St. Paul, Minn. (December 2, 1998) — Poinsettias, Christmas blooming masterpieces, are commonly found in North American homes during the holiday season. But did you know that poinsettias are tropical plants that originated in Central America and tropical Mexico? They grow as unbranched trees as high as 10 feet tall. Beloved by the Aztecs of Mexico as a symbol of purity; Joel Robert Poinsette, first United States Ambassador to Mexico and renowned botanist, introduced them into the United States in 1825.
How was a tropical tree transformed into the beautiful, branched plants we find in today’s florist shops and stores? "Special seedling cultivars were first introduced in 1923," says Ing Ming Lee, USDA plant pathologist and member of the American Phytopathological Society. "Until recently we’ve never known what gave poinsettias their bushy, branched appearance. At first we thought a virus was involved, but the latest laboratory tests confirm the dwarf branching habit of the poinsettia is caused by a type of bacterium called a phytoplasma. Although highly unusual, its effects are spectacular in this plant."

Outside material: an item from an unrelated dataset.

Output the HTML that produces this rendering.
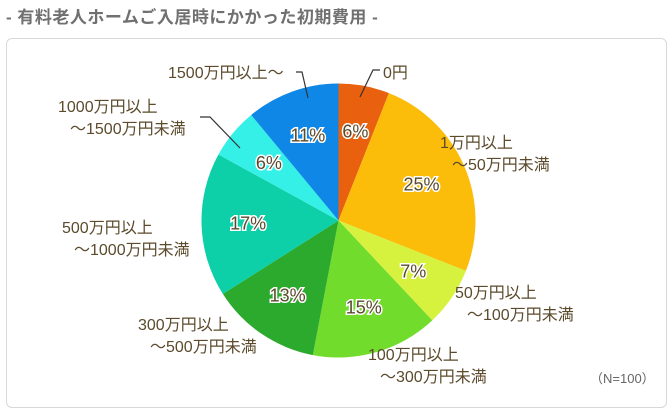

Here are some additional poinsettia tips from the plant doctors this holiday season:
- Remember to keep your poinsettias in a sunny place for at least six hours each day, but don’t let them touch cold windows. A chill will cause the poinsettia to drop it’s leaves.
- Keep the soil moist and water when the surface feels dry.
- After blooming is over, fertilizer will help keep the poinsettia healthy and promote new growth throughout the year.
- Contrary to popular belief, poinsettias are not poisonous. The Poisindex Information Service says that even at high doses of ingestion, no toxicity is indicated. However, keeping them away from pets or small children is still a good idea, since they will cause stomach aches if ingested.
Happy holidays from the plant doctors at the American Phytopathological Society. The American Phytopathological Society (APS) is a professional scientific organization dedicated to the study and control of plant disease with 5,000 members worldwide.